Closely connected to the symbol of the depths is Nietzsche’s chosen expression of the “noble” behavior that must characterize the philosophy of the future: looking down at the world as if from a great height. Nietzsche believes that nobility is determined by its master morality, which identifies itself and its goals with “good”; rather than opposing “good” to “evil,” however, this noble attitude considers people, ideas, and practices which are not noble to be merely “contemptible,” or beneath it. In this sense, the symbol of a great height is not merely a way of describing what is noble, but the key to understanding it. The philosophers of the future, if they are to break free of the prejudiced morality of the past and the flawed philosophy it produced, must strive for nobility themselves. To Nietzsche this does not mean rejecting the world and becoming a hermit but living with a degree of distance from society—and, critically, from the herd man—that can be more or less literal depending on the particular form that nobility takes in a “great” individual. Certain leaders, such as Frederick the Great, Leonardo da Vinci, and the younger Napoleon, are to Nietzsche all nobles who command from great heights but are still very much men of the world. It is this self-conscious distance from the crowd, however, that allows for the creation of values, which to Nietzsche is the very goal of philosophy.

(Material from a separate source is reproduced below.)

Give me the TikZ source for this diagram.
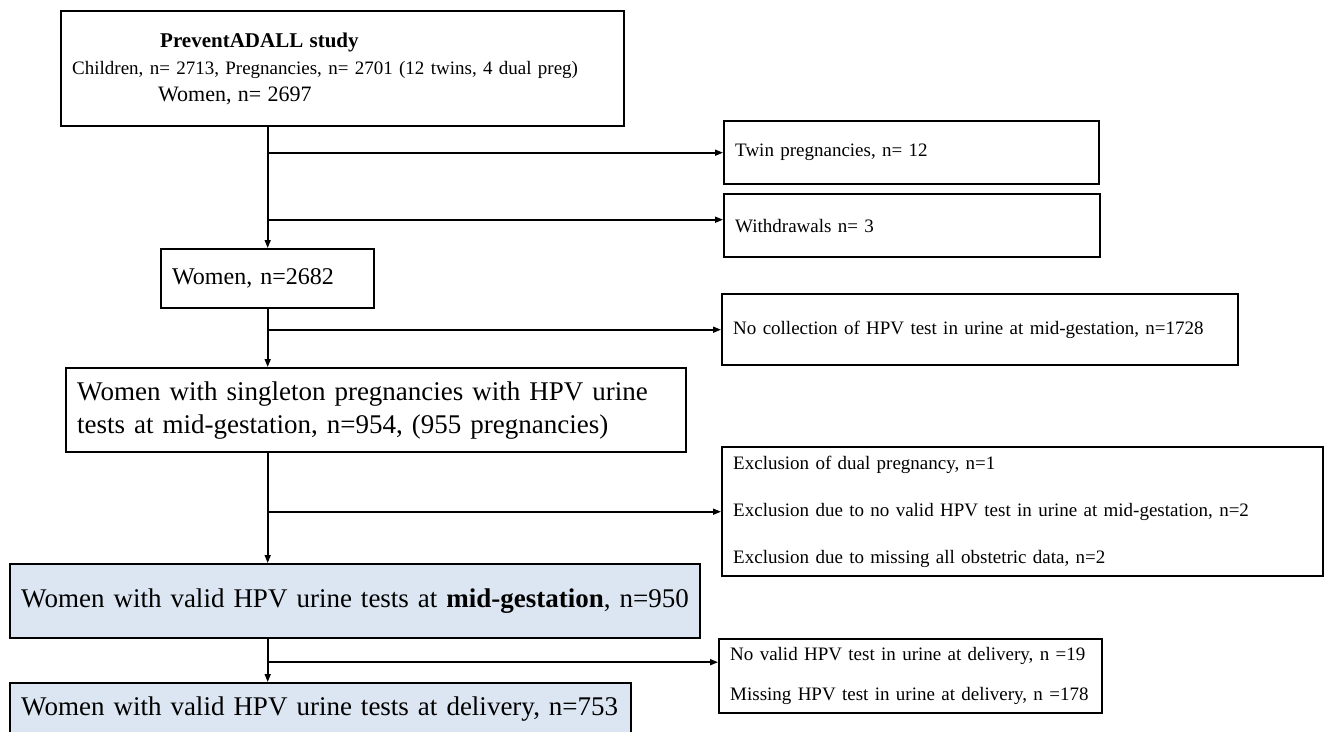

A Great Height Quotes in Beyond Good and Evil
In this, it seems to me, we should agree with these skeptical anti-realists and knowledge microscopists of today: their instinct, which repels them from modern reality, is unrefuted—what do their retrograde bypaths concern us! The main thing about them is not that they wish to go “back,” but that they wish to get—away. A little more strength, flight, courage, and artistic power, and they would want to rise—not return!
The scope and the tower-building of the sciences has grown to be enormous, and with this also the probability that the philosopher grows weary while still learning or allows himself to be detained somewhere to become a “specialist”—so he never attains his proper level, the height for a comprehensive look, for looking around, for looking down.